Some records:
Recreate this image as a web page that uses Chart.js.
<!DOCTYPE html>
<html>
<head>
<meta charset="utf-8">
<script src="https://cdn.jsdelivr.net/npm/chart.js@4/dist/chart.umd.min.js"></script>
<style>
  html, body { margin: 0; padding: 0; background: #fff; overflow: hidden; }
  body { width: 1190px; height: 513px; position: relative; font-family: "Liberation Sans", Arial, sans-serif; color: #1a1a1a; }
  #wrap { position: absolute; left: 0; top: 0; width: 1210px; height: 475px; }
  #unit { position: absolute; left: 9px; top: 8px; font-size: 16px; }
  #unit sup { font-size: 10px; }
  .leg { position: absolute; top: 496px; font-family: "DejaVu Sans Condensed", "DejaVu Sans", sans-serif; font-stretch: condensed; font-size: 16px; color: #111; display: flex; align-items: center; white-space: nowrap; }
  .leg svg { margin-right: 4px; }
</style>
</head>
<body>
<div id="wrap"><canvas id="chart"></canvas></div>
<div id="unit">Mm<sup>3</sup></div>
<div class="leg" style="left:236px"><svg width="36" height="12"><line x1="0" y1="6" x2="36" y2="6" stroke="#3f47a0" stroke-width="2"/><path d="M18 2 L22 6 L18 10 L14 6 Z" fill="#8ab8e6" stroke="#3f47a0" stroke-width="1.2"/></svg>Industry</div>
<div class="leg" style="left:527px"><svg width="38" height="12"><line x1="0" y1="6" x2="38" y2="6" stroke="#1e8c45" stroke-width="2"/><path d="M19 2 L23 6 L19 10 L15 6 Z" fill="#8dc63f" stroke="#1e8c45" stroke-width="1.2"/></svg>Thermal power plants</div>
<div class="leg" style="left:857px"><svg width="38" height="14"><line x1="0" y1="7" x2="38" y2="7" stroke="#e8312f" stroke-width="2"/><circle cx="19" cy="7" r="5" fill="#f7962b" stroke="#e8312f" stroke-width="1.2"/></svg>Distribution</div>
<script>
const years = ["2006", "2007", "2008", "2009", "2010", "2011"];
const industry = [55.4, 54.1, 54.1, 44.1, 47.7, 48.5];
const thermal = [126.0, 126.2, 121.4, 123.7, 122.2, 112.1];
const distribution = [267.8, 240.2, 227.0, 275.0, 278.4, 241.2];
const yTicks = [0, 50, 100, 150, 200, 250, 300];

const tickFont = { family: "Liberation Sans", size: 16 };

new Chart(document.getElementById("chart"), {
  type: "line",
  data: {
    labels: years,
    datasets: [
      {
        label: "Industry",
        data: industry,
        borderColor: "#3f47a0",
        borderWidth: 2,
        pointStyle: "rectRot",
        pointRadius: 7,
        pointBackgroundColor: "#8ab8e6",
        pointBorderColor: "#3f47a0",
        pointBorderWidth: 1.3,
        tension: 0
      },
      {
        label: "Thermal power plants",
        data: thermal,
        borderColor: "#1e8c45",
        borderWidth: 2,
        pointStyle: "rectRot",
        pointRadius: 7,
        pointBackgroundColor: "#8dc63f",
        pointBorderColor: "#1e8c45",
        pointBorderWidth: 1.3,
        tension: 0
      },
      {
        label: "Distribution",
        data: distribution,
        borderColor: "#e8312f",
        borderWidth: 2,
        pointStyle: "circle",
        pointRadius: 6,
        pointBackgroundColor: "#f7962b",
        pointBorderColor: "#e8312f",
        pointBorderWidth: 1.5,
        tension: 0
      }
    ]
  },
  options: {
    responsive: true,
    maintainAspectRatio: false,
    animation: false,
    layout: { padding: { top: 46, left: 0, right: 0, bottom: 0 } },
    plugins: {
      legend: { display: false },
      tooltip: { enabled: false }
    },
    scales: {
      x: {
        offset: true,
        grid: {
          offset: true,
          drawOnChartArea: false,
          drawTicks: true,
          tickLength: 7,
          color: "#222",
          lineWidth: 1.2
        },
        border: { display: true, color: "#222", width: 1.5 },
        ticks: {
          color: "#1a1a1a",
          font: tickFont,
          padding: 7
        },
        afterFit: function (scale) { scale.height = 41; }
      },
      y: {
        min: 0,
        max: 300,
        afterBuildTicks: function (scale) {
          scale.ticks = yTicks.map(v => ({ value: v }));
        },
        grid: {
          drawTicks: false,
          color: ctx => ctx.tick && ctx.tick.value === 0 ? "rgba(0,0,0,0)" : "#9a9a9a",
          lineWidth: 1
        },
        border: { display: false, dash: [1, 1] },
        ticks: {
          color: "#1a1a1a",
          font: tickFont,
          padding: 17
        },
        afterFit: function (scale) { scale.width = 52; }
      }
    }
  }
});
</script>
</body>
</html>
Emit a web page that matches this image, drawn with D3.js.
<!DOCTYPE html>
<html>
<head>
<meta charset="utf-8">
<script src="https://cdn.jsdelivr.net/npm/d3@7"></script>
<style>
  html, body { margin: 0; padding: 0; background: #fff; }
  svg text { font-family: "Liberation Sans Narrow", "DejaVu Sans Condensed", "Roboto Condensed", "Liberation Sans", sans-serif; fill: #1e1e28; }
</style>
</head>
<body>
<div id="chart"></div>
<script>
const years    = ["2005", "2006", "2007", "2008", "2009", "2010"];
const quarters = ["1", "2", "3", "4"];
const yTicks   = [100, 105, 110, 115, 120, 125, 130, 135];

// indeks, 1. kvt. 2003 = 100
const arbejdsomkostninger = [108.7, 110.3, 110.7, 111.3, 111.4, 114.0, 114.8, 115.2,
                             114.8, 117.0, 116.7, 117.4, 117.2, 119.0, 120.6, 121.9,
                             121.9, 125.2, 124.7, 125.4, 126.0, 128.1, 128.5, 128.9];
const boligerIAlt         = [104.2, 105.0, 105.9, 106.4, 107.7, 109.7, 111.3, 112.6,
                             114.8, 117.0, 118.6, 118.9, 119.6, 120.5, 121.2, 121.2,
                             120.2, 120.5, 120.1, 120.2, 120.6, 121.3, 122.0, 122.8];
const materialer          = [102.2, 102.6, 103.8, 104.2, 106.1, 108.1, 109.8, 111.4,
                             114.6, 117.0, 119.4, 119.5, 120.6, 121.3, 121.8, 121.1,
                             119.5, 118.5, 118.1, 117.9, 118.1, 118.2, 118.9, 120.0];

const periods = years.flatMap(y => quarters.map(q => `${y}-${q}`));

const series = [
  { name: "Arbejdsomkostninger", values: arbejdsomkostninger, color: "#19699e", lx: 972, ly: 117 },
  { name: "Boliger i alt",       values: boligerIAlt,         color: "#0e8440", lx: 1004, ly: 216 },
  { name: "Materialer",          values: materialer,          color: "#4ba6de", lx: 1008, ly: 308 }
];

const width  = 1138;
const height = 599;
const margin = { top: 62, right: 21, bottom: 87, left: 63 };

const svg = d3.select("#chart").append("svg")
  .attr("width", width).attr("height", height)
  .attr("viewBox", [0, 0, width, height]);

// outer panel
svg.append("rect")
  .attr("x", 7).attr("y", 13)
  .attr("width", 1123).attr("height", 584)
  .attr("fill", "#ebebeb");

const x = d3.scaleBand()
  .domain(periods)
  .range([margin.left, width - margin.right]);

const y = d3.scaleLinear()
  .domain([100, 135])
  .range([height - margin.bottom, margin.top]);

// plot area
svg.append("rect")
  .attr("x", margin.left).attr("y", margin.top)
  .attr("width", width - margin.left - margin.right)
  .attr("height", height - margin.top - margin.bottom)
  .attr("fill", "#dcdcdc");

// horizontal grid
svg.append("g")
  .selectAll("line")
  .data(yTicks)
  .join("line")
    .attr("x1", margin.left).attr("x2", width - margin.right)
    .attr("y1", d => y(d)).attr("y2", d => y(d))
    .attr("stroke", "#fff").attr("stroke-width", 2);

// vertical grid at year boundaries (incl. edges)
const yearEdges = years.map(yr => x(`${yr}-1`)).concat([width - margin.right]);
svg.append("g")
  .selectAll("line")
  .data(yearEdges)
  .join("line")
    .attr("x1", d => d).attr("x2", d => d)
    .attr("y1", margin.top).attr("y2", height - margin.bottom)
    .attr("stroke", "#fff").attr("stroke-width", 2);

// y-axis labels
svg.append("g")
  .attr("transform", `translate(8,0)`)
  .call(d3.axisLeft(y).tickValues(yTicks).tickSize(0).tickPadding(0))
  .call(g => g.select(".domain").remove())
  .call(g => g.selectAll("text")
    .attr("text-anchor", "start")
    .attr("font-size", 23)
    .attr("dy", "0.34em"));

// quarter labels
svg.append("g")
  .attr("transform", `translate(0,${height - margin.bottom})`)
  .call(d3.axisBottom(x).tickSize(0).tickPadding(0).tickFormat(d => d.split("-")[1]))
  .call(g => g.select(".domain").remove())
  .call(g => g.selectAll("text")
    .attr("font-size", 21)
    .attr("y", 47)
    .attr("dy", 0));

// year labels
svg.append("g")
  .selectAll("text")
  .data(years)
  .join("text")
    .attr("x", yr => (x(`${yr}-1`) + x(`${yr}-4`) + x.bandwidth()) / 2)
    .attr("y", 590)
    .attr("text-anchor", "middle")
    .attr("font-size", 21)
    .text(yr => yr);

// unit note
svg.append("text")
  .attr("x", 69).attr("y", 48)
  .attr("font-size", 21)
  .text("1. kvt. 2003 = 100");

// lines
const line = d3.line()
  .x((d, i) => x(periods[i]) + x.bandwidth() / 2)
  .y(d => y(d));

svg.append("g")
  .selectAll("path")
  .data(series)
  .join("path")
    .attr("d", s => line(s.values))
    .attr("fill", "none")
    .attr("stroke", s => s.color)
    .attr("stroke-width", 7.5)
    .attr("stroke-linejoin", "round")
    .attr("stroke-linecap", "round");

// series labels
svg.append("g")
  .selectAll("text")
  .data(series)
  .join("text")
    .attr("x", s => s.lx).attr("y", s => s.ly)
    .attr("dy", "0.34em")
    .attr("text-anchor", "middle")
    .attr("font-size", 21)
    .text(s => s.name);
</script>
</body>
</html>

**SET PROBLEM**
Your answer should be only a number: how many lines of the data above contain the string "that"?

**PROBLEM SOLUTION**
2